Dr. Erbelding, an archivist, curator and historian at the United States Holocaust Memorial Museum, who conducted extensive research in the JDC Archives, starts the book by providing the background to the War Refugee Board. The WRB came at the initiative U.S Treasury Department staff members, who had grown increasingly frustrated by the obstructions placed by the State Department in regard to providing aid to the Jews of Europe. In the summer of 1943, the Treasury Department approved a license to the World Jewish Congress to fund the relief of Nazi victims in Europe but the State Department deliberated delayed the plan. Additionally, in December 1943, Treasury staff found evidence that State officials had suppressed information received about the mass murder of Jews. Exasperated, Treasury Secretary Henry Morgenthau, Foreign Funds Control Director John Pehle, and General Counsel Randolph Paul convinced President Roosevelt of the need to set up a special agency to oversee refugee relief.

The War Refugee Board was established through an executive order of President Roosevelt on January 22, 1944. Erbelding points out that, “for the first time, an Allied country had an official government policy to save the Jews.” While the WRB was officially overseen by the Secretaries of State, War, and Treasury, it was led by Executive Director John Pehle and staffed by other Treasury staff members who had lobbied for its establishment and were deeply committed to its mission.

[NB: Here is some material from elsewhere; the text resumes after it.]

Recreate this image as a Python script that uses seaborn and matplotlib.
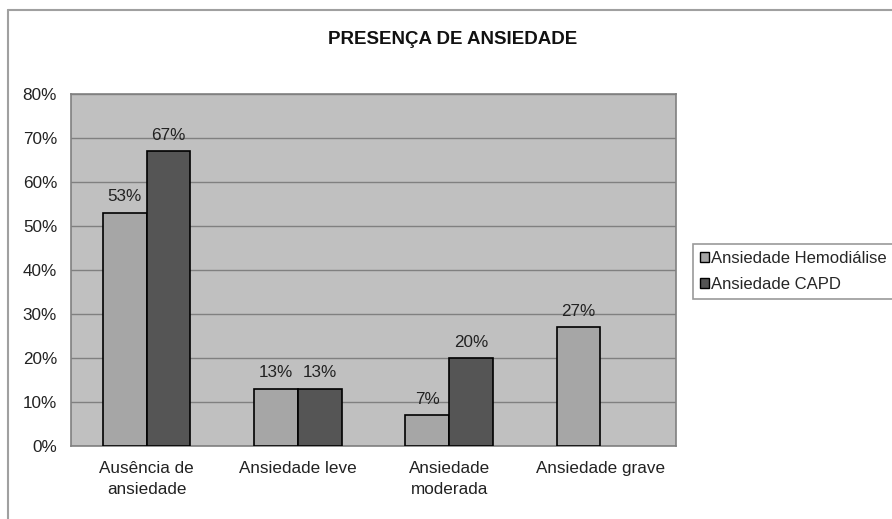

As the WRB had no background in relief work, no personnel in occupied territories, and no idea how to allocate the funds, Pehle turned to JDC and other relief agencies, including the Quakers. These groups already had extensive networks and ongoing projects in Europe, and the WRB staffers would act as “red-tape cutters,” making sure that nothing got in the way of their relief work. The relationship between JDC and the WRB was particularly close. According to Erbelding, Pehle trusted JDC Secretary, Moses Leavitt “explicitly” and even asked him to teach him a crash course on relief work. In addition, Hebert Katzki, who had been a JDC executive in Europe, was brought in as WRB representative in Turkey to bring relief experience to WRB’s work in the area.

Countering the commonly held view that the WRB did too little and too late, Erbelding argues that the War Refugee Board tried everything in its power to prevent atrocities and rescue potential victims. The WRB helped relief agencies, such as the JDC, send money, which was used for food, clothing, medicine, etc. In addition, it arranged for the evacuation of about 8,000 Romanian Jews to Palestine via Turkey between 1944 and 1945, largely financed by JDC. The WRB also played a key role in establishing a refugee camp at Fort Ontario in Oswego, New York. A large portion of the WRB rescue activities took place in Hungary, where it launched a psychological warfare effort, sending messages into enemy territory that warned of postwar Allied retribution against collaborators. The WRB also used funds from the JDC to finance the activities of Swedish businessman Raoul Wallenberg, who provided shelter to thousands of Jews in Budapest. Finally, in the last months of the war, the WRB organized the purchase and delivery of care packages to prisoners in German concentration camps also largely funded by JDC.

The War Refugee Board was shut down by President Truman in September 1945 with the end of the war. In her conclusion, Erbelding notes that the agency’s importance cannot only be measured in the number of people it saved, as much of its work – such as the psychological warfare – was intangible.

Dr. Erbelding recently gave a very well-received public lecture at the JDC on “The US War Refugee Board and JDC,” further exploring the relationship between the two entities.